Oh, beaucoup trop (rires) ! Un exemple de notre quotidien : nous étions supposés répéter aujourd’hui et en fait, on a passé plus de deux heures à signer des autographes pour la pochette de notre album, pour les fans chanceux… Donc, ne parlons même plus de répéter (rires) !

Deux ans après sa sortie, comment vois-tu l’album Arockalypse ?
Excellent ! Je n’ai vraiment honte d’aucune de nos sorties précédentes. Je pense que tout artiste qui se respecte ne sort pas du studio d’enregistrement tant qu’il n’est pas totalement satisfait de ce qu’il a entre les mains ; je suis donc encore très fier d’Arockalypse.

Et bien sûr, le nouveau est meilleur (rires) !
Oui, c’est sûr, tu as parfaitement résumé la situation (rire) ! Je ne sortirai jamais du studio si je n’avais pas la sensation d’avoir amélioré les choses. Le temps nous dira si les gens et les journalistes pensent que c’est notre meilleur album mais je suis sûr que nous progressons à chaque fois.

Tu n’en as pas marre des journalistes qui à chaque fois que tu fais une interview, ne te parlent que de l’Eurovision ?
Oh fuck yeah, mec, tu n’as même pas idée ! Le paradoxe dans tout ça est que nous avons toujours été un groupe de rock ou de heavy-rock, si tu veux, et que notre victoire à l’Eurovision a ouvert pas mal de portes, en secouant un peu toute cette mièvrerie ambiante. Mais en même temps, nous sommes vus maintenant par certains comme un groupe mainstream. Il y a eu plein de trucs faux écrits sur nous et l’Eurovision nous a transformés en célébrités, pas en rockeurs qui essaient de jouer dans leur groupe… C’est l’histoire de toute une vie maintenant et quoique l’on fasse, dans les pays scandinaves, on doit se produire en tant que tête d’affiche maintenant alors que parfois, on aimerait bien poser notre cul chez nous et ne rien faire. Le mauvais côté de l’Eurovision est que l’on ne peut plus contrôler ce qui est dit sur nous dans les médias, car ça a été une vraie explosion. Par exemple, notre nouvel album sort et j’ai fait une interview récemment avec je ne sais plus trop qui, et le mec n’a fait que de me poser des questions sur moi, sur ma femme, ma baraque, sur ce que je fais de mes journées, etc… A la fin, je dis quand même au mec : « dis-moi, tu es quand même au courant qu’on a un nouvel album qui sort ? ». Et là, le gars me répond « oh, je suis désolé, quelles questions je pourrais bien te poser sur cet album ? » (rire).
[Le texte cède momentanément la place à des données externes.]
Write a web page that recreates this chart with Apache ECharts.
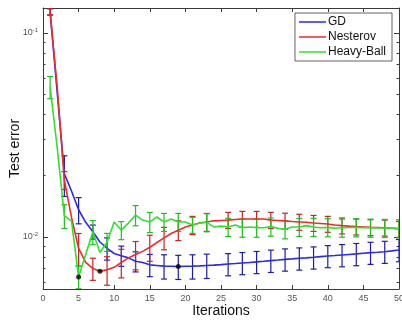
<!DOCTYPE html>
<html><head><meta charset="utf-8">
<script src="https://cdn.jsdelivr.net/npm/echarts@6/dist/echarts.min.js"></script>
<style>html,body{margin:0;padding:0;background:#fff}#c{width:402px;height:320px}</style>
</head><body><div id="c"></div>
<script>
const iterations = Array.from({length: 50}, (_, i) => i + 1);
const seriesNames = ['GD', 'Nesterov', 'Heavy-Ball'];
const gd = [0.127, 0.051, 0.0204, 0.0168, 0.0136, 0.0118, 0.0106, 0.00945, 0.0088, 0.0083,
  0.0081, 0.0079, 0.0076, 0.0075, 0.0073, 0.00725, 0.0072, 0.00719, 0.00716, 0.00719,
  0.0072, 0.00722, 0.00725, 0.00728, 0.00732, 0.00737, 0.00741, 0.00746, 0.0075, 0.00755,
  0.0076, 0.00766, 0.00771, 0.00777, 0.00781, 0.00786, 0.0079, 0.00795, 0.00801, 0.00807,
  0.00811, 0.00816, 0.00821, 0.00826, 0.00832, 0.00838, 0.00842, 0.00847, 0.00855, 0.00864];
const nesterov = [0.127, 0.0538, 0.019, 0.0125, 0.0088, 0.0075, 0.0070, 0.0068, 0.0069, 0.0071,
  0.0075, 0.0079, 0.0082, 0.0085, 0.0089, 0.0094, 0.0099, 0.0104, 0.0108, 0.0112,
  0.01145, 0.0117, 0.01185, 0.0120, 0.01205, 0.0121, 0.01218, 0.01225, 0.01225, 0.01225,
  0.01225, 0.0121, 0.01205, 0.0120, 0.0119, 0.01185, 0.0118, 0.0117, 0.01165, 0.01158,
  0.01145, 0.01137, 0.0113, 0.01124, 0.0112, 0.01115, 0.01113, 0.0111, 0.01103, 0.01094];
const heavyBall = [0.0544, 0.0273, 0.0127, 0.0120, 0.00637, 0.0082, 0.0106, 0.0084, 0.00945, 0.01185,
  0.0108, 0.0117, 0.0128, 0.0121, 0.01185, 0.01253, 0.01185, 0.01225, 0.01185, 0.01185,
  0.01145, 0.0117, 0.0118, 0.0112, 0.0113, 0.0112, 0.01145, 0.0111, 0.0112, 0.0111,
  0.0111, 0.01124, 0.01103, 0.0109, 0.0112, 0.0112, 0.01137, 0.0112, 0.0111, 0.01115,
  0.01103, 0.0111, 0.01113, 0.01115, 0.0111, 0.0111, 0.01107, 0.01107, 0.01105, 0.01103];
const errIters = [1, 3, 5, 7, 9, 11, 13, 15, 17, 19, 21, 23, 26, 28, 30, 32, 34, 36, 38, 40, 42, 44, 46, 48, 50];
const gdErr = [0.0045, 0.0046, 0.0020, 0.00084, 0.0011, 0.00092, 0.00086, 0.00091, 0.00098, 0.00097,
  0.00098, 0.00099, 0.00092, 0.00093, 0.00094, 0.00096, 0.00097, 0.00098, 0.00099, 0.0010,
  0.00102, 0.00103, 0.00104, 0.00105, 0.00108];
const nesterovErr = [0.0045, 0.0019, 0.0016, 0.00087, 0.0011, 0.0012, 0.0013, 0.0013, 0.00125, 0.0012,
  0.00117, 0.0012, 0.0011, 0.0011, 0.0011, 0.0011, 0.00108, 0.00107, 0.00105, 0.00104,
  0.00102, 0.00101, 0.0010, 0.0010, 0.00098];
const heavyBallErr = [0.0068, 0.0017, 0.0008, 0.00144, 0.00096, 0.0011, 0.00145, 0.00134, 0.0012, 0.0012,
  0.00103, 0.0012, 0.00114, 0.00113, 0.00113, 0.00115, 0.00111, 0.00114, 0.00114, 0.00114,
  0.00113, 0.00114, 0.00113, 0.00113, 0.00113];
const bestIters = [19, 8, 5];
const xTickValues = [0, 5, 10, 15, 20, 25, 30, 35, 40, 45, 50];
const yMajorTicks = [0.01, 0.1];
const yMinorTicks = [0.006, 0.007, 0.008, 0.009, 0.02, 0.03, 0.04, 0.05, 0.06, 0.07, 0.08, 0.09];
const xLabel = 'Iterations';
const yLabel = 'Test error';

const lineColors = ['#2a2ae8', '#ee2a2a', '#30e030'];
const errColors = ['#1c1ca8', '#c42424', '#1fbf1f'];
const axisColor = '#3a3a3a';
const font = "'Liberation Sans', Arial, sans-serif";
const yMin = Math.pow(10, -2.255), yMax = Math.pow(10, -0.8775);

const allVals = [gd, nesterov, heavyBall];
const allErrs = [gdErr, nesterovErr, heavyBallErr];

function lineSeries(k) {
  return {
    type: 'line', name: seriesNames[k], data: iterations.map((it, i) => [it, allVals[k][i]]),
    symbol: 'none', smooth: false, clip: true, z: 3 + k,
    lineStyle: {color: lineColors[k], width: 1.6}, itemStyle: {color: lineColors[k]}
  };
}
function errSeries(k) {
  const col = errColors[k];
  return {
    type: 'custom', name: seriesNames[k] + ' err', clip: true, silent: true, z: 2 + k,
    data: errIters.map((it, i) => [it, allVals[k][it - 1] - allErrs[k][i], allVals[k][it - 1] + allErrs[k][i]]),
    encode: {x: 0, y: [1, 2]},
    renderItem: function (params, api) {
      const x = api.value(0);
      const lo = api.coord([x, api.value(1)]);
      const hi = api.coord([x, api.value(2)]);
      const w = 3;
      const st = {stroke: col, lineWidth: 1.2};
      return {type: 'group', children: [
        {type: 'line', shape: {x1: lo[0], y1: lo[1], x2: hi[0], y2: hi[1]}, style: st},
        {type: 'line', shape: {x1: lo[0] - w, y1: lo[1], x2: lo[0] + w, y2: lo[1]}, style: st},
        {type: 'line', shape: {x1: hi[0] - w, y1: hi[1], x2: hi[0] + w, y2: hi[1]}, style: st}
      ]};
    }
  };
}

const yBase = {type: 'log', logBase: 10, min: yMin, max: yMax, offset: 0, splitLine: {show: false},
  axisLine: {show: true, lineStyle: {color: axisColor, width: 1}}};
const xBase = {type: 'value', min: 0, max: 50, interval: 5, splitLine: {show: false},
  axisLine: {show: true, onZero: false, lineStyle: {color: axisColor, width: 1}}};

const chart = echarts.init(document.getElementById('c'), null, {renderer: 'canvas'});
chart.setOption({
  animation: false,
  backgroundColor: '#fff',
  textStyle: {fontFamily: font},
  grid: {left: 43, right: 3, top: 8, bottom: 31, containLabel: false, outerBoundsMode: 'none'},
  legend: {
    data: seriesNames, orient: 'vertical', right: 10, top: 13,
    backgroundColor: '#fff', borderColor: axisColor, borderWidth: 0.8,
    padding: [3, 6, 3, 4], itemGap: 3, itemWidth: 27, itemHeight: 12,
    textStyle: {fontSize: 12, color: '#111', fontFamily: font, padding: [0, 0, 0, -3]},
    icon: 'path://M0,5 L27,5 L27,6.5 L0,6.5 Z'
  },
  xAxis: [
    Object.assign({}, xBase, {position: 'bottom',
      name: xLabel, nameLocation: 'middle', nameGap: 15, nameMoveOverlap: false,
      nameTextStyle: {fontSize: 14, color: '#111', fontFamily: font},
      axisTick: {inside: true, length: 4, customValues: xTickValues, lineStyle: {color: axisColor}},
      axisLabel: {customValues: xTickValues, fontSize: 9, color: '#555', margin: 5, fontFamily: font}}),
    Object.assign({}, xBase, {position: 'top',
      axisTick: {inside: true, length: 4, customValues: xTickValues, lineStyle: {color: axisColor}},
      axisLabel: {show: false}})
  ],
  yAxis: [
    Object.assign({}, yBase, {position: 'left',
      name: yLabel, nameLocation: 'middle', nameGap: 21, nameRotate: 90, nameMoveOverlap: false,
      nameTextStyle: {fontSize: 14, color: '#111', fontFamily: font},
      axisTick: {inside: true, length: 5, customValues: yMajorTicks, lineStyle: {color: axisColor}},
      axisLabel: {customValues: yMajorTicks, margin: 5, color: '#555', fontFamily: font,
        formatter: function (v) { return '{b|10}{s|' + Math.round(Math.log10(v)) + '}'; },
        rich: {b: {fontSize: 9, color: '#555'}, s: {fontSize: 6, color: '#555', verticalAlign: 'top', padding: [0, 0, 6, 0]}}}}),
    Object.assign({}, yBase, {position: 'left', axisLine: {show: false},
      axisTick: {inside: true, length: 2.5, customValues: yMinorTicks, lineStyle: {color: axisColor}},
      axisLabel: {show: false}}),
    Object.assign({}, yBase, {position: 'right',
      axisTick: {inside: true, length: 5, customValues: yMajorTicks, lineStyle: {color: axisColor}},
      axisLabel: {show: false}}),
    Object.assign({}, yBase, {position: 'right', axisLine: {show: false},
      axisTick: {inside: true, length: 2.5, customValues: yMinorTicks, lineStyle: {color: axisColor}},
      axisLabel: {show: false}})
  ],
  series: [
    errSeries(0), lineSeries(0),
    errSeries(1), lineSeries(1),
    errSeries(2), lineSeries(2),
    {type: 'scatter', name: 'best', symbol: 'circle', symbolSize: 5, z: 10, silent: true,
      itemStyle: {color: '#000'},
      data: bestIters.map((it, k) => [it, allVals[k][it - 1]])}
  ]
});
</script></body></html>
Le mec n’en avait rien à cirer du nouvel album et du coup, dans ce genre de presse, les histoires et rumeurs se répandent à vitesse grand V ; ça parle de tout sauf de musique et du nouvel album !

Pour certains médias, tu ne seras jamais que le vainqueur de l’Eurovision…
Oui, c’est vraiment gonflant. Merde, on existait avant l’Eurovision et nous continuons notre truc après… Plein de fois, on a entendu que nous étions un nouveau groupe qui avait été créé de toute part pour l’Eurovision sauf que nous nous sommes formés plus de 5 ans auparavant ! Maintenant, 2 ou 3 ans après l’émission, on entend des trucs du genre : « mais depuis l’Eurovision, on ne vous a plus vus, pourquoi avez-vous arrêté ? ». Fuck, les mecs, allez vous faire foutre !!! 

LORDI

Allez, parlons d'autre chose... Ça a été facile de se remettre au boulot et d’écrire du nouveau matériel ?
Yeah ! Je n’ai jamais eu aucun problème de créativité, j’ai continuellement des chansons dans la tête, pas de souci de ce côté-là. En fait, le problème a été de faire un album dont la date de sortie  avait déjà été fixée, de respecter les délais. On a vraiment galéré à ce niveau-là : on était supposé avoir enregistré les démos avant Noël dernier mais en janvier, nous étions encore à discuter des options que nous pourrions prendre. Depuis deux ans, il faut bien voir que nous n’avons pas eu un seul moment de libre pour prendre le temps de bosser ensemble ! Nous sommes allés ouvrir pour Type O Negative aux USA, avons fait le Ozzfest et quand nous sommes revenus en Finlande, on avait déjà un mois de retard sur la deadline et personnellement, j’étais complètement cramé ! On a donc mis en gros 6 mois à finaliser ces démos ; je comparerais ça à une panne de batterie sur une caisse… Tu n’arrives pas à démarrer, alors tu charges ta batterie mais dès que tu essaies de pomper dessus, ça se redécharge de suite. Ça a été un peu la même chose avec nous cette fois-ci. Il fallait toujours retrouver de l’énergie pour continuer malgré tout… La partie créative n’a pas été un souci, c’est sa réalisation qui a été dure parce que le studio était déjà réservé par le label et que nous avions une date butoir. 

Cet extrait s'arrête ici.